Leaving out every picture, retype the lines below from the top through the one that contains "const bar235Y = [305];".

+---+

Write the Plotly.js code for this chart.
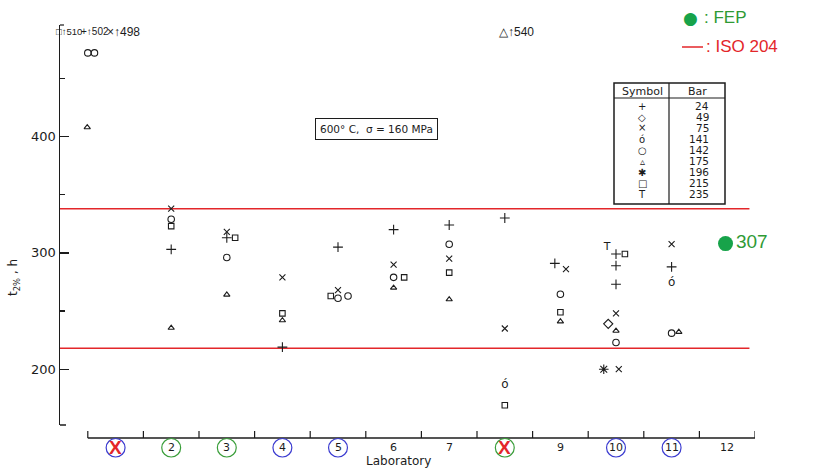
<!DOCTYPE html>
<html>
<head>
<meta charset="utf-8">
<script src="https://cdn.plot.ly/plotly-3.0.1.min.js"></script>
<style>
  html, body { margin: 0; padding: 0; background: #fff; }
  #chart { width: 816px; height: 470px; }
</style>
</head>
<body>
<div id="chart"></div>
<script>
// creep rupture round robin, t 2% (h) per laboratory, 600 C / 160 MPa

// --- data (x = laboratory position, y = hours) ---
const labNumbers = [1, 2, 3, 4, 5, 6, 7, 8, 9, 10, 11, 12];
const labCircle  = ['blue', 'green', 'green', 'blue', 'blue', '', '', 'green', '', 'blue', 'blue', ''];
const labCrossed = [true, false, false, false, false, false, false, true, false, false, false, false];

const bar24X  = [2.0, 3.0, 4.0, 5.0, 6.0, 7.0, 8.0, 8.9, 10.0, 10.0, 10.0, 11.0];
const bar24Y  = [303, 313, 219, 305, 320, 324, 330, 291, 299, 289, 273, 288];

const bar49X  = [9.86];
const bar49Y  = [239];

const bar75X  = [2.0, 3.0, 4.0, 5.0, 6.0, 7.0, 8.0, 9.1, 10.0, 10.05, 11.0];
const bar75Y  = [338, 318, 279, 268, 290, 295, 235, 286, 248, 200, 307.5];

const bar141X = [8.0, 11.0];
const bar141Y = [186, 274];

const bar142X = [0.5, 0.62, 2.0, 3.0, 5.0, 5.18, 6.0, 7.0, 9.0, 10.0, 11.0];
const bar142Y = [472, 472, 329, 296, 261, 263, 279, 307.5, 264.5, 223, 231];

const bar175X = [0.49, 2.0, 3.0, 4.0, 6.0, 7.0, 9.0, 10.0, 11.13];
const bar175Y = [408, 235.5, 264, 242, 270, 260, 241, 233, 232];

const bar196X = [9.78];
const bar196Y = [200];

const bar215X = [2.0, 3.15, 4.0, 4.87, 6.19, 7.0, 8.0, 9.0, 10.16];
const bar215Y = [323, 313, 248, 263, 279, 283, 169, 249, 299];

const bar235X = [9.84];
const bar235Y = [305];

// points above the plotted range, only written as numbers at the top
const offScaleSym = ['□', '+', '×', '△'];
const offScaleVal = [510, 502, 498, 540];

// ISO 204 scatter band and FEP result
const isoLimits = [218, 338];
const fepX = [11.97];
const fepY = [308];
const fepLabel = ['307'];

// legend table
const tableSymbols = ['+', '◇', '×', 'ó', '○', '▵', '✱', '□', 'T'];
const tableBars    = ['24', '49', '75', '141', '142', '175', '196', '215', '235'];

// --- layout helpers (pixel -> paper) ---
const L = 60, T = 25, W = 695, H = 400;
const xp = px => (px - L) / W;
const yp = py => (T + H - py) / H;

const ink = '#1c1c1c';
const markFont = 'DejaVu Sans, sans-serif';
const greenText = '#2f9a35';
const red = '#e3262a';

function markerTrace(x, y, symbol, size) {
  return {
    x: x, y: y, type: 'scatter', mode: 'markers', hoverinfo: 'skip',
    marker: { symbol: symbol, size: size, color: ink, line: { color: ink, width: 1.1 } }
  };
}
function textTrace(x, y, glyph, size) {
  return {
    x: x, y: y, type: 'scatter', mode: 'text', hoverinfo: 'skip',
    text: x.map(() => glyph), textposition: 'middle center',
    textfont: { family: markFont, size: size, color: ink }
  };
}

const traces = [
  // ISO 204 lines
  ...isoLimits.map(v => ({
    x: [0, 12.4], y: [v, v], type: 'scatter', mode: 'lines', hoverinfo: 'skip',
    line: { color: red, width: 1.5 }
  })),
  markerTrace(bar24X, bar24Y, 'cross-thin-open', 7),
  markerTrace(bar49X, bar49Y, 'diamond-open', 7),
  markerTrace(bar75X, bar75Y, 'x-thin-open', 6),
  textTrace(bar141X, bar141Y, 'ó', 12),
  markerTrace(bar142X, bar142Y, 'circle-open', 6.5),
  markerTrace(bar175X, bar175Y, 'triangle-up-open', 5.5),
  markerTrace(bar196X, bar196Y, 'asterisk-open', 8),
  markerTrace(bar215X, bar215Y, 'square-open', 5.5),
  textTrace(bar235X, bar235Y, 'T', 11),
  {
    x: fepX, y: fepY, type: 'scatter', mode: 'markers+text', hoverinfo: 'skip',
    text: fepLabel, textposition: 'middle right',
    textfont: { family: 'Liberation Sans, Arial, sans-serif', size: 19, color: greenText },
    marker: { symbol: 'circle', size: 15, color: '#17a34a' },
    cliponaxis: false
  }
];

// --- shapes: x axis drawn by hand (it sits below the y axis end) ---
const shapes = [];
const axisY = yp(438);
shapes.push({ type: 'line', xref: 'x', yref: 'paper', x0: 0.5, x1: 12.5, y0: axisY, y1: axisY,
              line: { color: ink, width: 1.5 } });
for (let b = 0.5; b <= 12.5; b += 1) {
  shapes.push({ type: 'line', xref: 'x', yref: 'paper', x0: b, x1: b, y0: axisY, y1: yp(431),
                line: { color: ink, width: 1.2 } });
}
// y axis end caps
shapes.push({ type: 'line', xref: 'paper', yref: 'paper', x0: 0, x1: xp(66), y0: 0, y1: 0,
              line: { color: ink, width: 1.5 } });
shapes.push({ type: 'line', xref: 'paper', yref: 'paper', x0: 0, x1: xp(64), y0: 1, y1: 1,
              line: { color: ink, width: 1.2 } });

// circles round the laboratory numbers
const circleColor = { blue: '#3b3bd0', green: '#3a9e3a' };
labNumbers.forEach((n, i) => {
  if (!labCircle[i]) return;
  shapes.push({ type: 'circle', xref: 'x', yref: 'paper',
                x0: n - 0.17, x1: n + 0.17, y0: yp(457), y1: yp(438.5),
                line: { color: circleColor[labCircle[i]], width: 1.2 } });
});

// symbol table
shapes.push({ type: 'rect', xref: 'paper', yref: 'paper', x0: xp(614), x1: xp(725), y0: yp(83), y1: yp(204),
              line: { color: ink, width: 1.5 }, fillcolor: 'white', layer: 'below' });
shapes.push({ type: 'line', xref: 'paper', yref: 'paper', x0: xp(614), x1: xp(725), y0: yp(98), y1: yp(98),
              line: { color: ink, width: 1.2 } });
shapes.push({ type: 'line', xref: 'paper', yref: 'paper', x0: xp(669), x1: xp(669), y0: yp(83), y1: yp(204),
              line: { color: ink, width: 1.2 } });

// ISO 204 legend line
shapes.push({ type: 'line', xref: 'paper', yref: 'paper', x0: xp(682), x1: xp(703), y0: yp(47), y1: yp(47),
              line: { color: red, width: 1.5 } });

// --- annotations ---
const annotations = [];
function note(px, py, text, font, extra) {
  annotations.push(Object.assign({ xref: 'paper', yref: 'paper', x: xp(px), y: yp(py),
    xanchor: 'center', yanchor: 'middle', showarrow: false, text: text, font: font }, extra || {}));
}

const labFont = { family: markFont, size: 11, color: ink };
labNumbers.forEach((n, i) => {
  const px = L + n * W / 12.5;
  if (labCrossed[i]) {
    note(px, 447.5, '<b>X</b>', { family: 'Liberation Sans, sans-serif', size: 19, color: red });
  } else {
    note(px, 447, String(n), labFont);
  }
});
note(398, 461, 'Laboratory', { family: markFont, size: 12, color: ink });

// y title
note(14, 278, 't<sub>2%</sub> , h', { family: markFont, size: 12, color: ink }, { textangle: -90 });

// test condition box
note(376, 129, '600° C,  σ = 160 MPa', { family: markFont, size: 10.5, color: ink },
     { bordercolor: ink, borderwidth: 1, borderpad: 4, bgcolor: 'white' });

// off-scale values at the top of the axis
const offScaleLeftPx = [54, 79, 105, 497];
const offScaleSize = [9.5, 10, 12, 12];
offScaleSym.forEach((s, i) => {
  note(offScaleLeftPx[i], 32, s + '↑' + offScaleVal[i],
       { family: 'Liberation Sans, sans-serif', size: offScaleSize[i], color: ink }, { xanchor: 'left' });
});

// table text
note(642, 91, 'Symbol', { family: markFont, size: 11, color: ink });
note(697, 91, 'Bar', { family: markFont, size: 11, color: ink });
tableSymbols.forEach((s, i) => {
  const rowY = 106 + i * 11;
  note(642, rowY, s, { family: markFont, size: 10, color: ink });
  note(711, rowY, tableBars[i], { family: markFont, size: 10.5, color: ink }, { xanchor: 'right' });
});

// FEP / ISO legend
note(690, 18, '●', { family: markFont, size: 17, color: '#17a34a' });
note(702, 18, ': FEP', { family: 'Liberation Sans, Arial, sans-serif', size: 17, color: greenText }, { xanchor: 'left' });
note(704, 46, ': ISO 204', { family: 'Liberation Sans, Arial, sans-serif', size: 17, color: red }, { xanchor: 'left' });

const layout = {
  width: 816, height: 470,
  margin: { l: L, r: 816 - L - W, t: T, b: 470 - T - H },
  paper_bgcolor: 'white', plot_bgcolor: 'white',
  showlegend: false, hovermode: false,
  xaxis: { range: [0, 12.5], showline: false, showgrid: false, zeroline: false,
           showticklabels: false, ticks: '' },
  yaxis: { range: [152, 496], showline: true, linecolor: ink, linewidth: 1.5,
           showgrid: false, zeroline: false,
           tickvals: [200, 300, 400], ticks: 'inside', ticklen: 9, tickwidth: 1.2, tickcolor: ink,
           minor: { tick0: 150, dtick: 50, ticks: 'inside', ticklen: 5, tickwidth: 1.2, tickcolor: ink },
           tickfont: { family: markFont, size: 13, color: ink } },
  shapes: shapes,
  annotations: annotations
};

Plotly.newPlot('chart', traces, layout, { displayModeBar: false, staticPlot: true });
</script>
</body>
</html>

+---+

§ Response to this task:
Write the Plotly.js code for this chart.
<!DOCTYPE html>
<html>
<head>
<meta charset="utf-8">
<script src="https://cdn.plot.ly/plotly-3.0.1.min.js"></script>
<style>
  html, body { margin: 0; padding: 0; background: #fff; }
  #chart { width: 816px; height: 470px; }
</style>
</head>
<body>
<div id="chart"></div>
<script>
// creep rupture round robin, t 2% (h) per laboratory, 600 C / 160 MPa

// --- data (x = laboratory position, y = hours) ---
const labNumbers = [1, 2, 3, 4, 5, 6, 7, 8, 9, 10, 11, 12];
const labCircle  = ['blue', 'green', 'green', 'blue', 'blue', '', '', 'green', '', 'blue', 'blue', ''];
const labCrossed = [true, false, false, false, false, false, false, true, false, false, false, false];

const bar24X  = [2.0, 3.0, 4.0, 5.0, 6.0, 7.0, 8.0, 8.9, 10.0, 10.0, 10.0, 11.0];
const bar24Y  = [303, 313, 219, 305, 320, 324, 330, 291, 299, 289, 273, 288];

const bar49X  = [9.86];
const bar49Y  = [239];

const bar75X  = [2.0, 3.0, 4.0, 5.0, 6.0, 7.0, 8.0, 9.1, 10.0, 10.05, 11.0];
const bar75Y  = [338, 318, 279, 268, 290, 295, 235, 286, 248, 200, 307.5];

const bar141X = [8.0, 11.0];
const bar141Y = [186, 274];

const bar142X = [0.5, 0.62, 2.0, 3.0, 5.0, 5.18, 6.0, 7.0, 9.0, 10.0, 11.0];
const bar142Y = [472, 472, 329, 296, 261, 263, 279, 307.5, 264.5, 223, 231];

const bar175X = [0.49, 2.0, 3.0, 4.0, 6.0, 7.0, 9.0, 10.0, 11.13];
const bar175Y = [408, 235.5, 264, 242, 270, 260, 241, 233, 232];

const bar196X = [9.78];
const bar196Y = [200];

const bar215X = [2.0, 3.15, 4.0, 4.87, 6.19, 7.0, 8.0, 9.0, 10.16];
const bar215Y = [323, 313, 248, 263, 279, 283, 169, 249, 299];

const bar235X = [9.84];
const bar235Y = [305];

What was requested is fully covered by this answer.